Painter: Kevin Peterson - He’s probably the greatest painter I’ve ever seen in my life. He also happens to be a great person and a friend of mine. But he’s the first artist I’ve ever known who spent all of his time putting his passion into his painting and truly earning a living from what he created. His work speaks for itself.

Photographer: Maggie Taylor - I probably love her because she doesn’t even consider herself a photographer. The woman tells wild stories with her images and it fuels my soul. We keep her book next to the bedside table so my son and I can look at her pictures and make up stories based on what we see.

What would a 'perfect' day for you be like?

Bonnie- A perfect day would be spent with my husband Gabe and my son Jones creating art together….and preferably having someone on the other end wanting to pay us for it. (I used to think my art isn’t about the money, but I’ve recently discovered that when we have to spend all of our time trying to figure out where the money is going to come from we don’t have enough time to create art.
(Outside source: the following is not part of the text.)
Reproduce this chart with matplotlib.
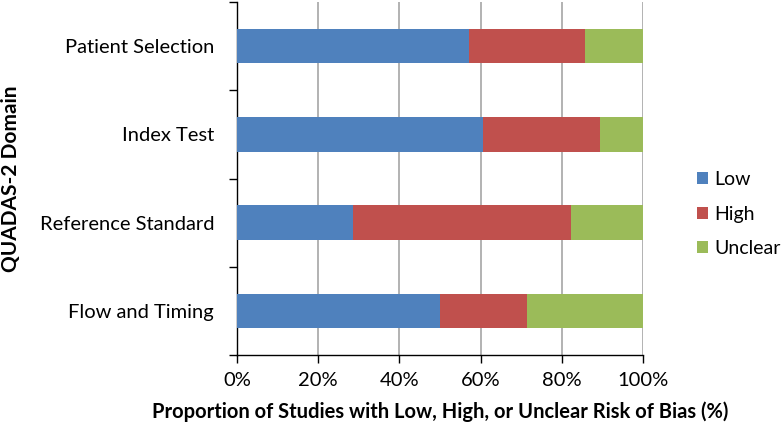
import numpy as np
import matplotlib.pyplot as plt
from matplotlib.ticker import PercentFormatter

plt.rcParams['font.family'] = ['Lato', 'DejaVu Sans']

domains = ["Patient Selection", "Index Test", "Reference Standard", "Flow and Timing"]
low = [57.1, 60.7, 28.6, 50.0]
high = [28.6, 28.6, 53.6, 21.4]
unclear = [14.3, 10.7, 17.8, 28.6]

series = [("Low", low, "#4F81BD"), ("High", high, "#C0504D"), ("Unclear", unclear, "#9BBB59")]

W, H = 784, 424
fig = plt.figure(figsize=(W / 100, H / 100), dpi=100)
ax = fig.add_axes([237 / W, 1 - 355 / H, (643 - 237) / W, 353 / H])

y = np.arange(len(domains))
left = np.zeros(len(domains))
for name, vals, col in series:
    ax.barh(y, vals, left=left, height=0.39, color=col, label=name, zorder=3)
    left += np.array(vals)

ax.set_xlim(0, 100)
ax.set_ylim(len(domains) - 0.5, -0.5)
ax.set_xticks(np.arange(0, 101, 20))
ax.xaxis.set_major_formatter(PercentFormatter(decimals=0))
ax.set_yticks(y)
ax.set_yticklabels(domains)
ax.set_yticks(np.arange(-0.5, len(domains), 1), minor=True)
ax.tick_params(axis='y', which='major', length=0, pad=16.5, labelsize=14.5)
ax.tick_params(axis='y', which='minor', length=6, width=1)
ax.tick_params(axis='x', length=6, width=1, labelsize=14.5, pad=6)
ax.grid(axis='x', color='#A6A6A6', linewidth=1.2, zorder=0)
for s in ['top', 'right']:
    ax.spines[s].set_visible(False)
ax.spines['left'].set_linewidth(1)
ax.spines['bottom'].set_linewidth(1)

ax.set_xlabel("Proportion of Studies with Low, High, or Unclear Risk of Bias (%)",
              fontsize=14.5, fontweight='bold', va='center')
ax.xaxis.set_label_coords(0.5, (355 - 412) / 353)
ax.set_ylabel("QUADAS-2 Domain", fontsize=15, fontweight='bold', va='center')
ax.yaxis.set_label_coords((11 - 237) / 406, 0.5)

ax.legend(loc='center left', bbox_to_anchor=(697 / W, 1 - 214 / H), bbox_transform=fig.transFigure,
          frameon=False, fontsize=14, borderpad=0, borderaxespad=0,
          handlelength=0.57, handleheight=0.57, handletextpad=0.3, labelspacing=0.9)

fig.savefig("out.png", dpi=100)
The vicious cycle.) We work together on projects all the time. My four year old is constantly spotting locations he wants to shoot in and giving me Photoshop tips. So, for the most part, almost every day is perfect for me.

Is there anything else that you'd like to add?

Bonnie- Forgive me if my answers are just entirely too romantic. We’re watching The Princess Bride while I answer them, so you can imagine how much love, passion and desire to kill giant rats might be on my mind.

Speaking of Love. I think you and your art are the Jam, Kory Zuccarelli. Thank you so much for the honor of being interviewed by you! (In Princess Bride fashion, please read that statement in a British accent with an orchestra playing behind you.)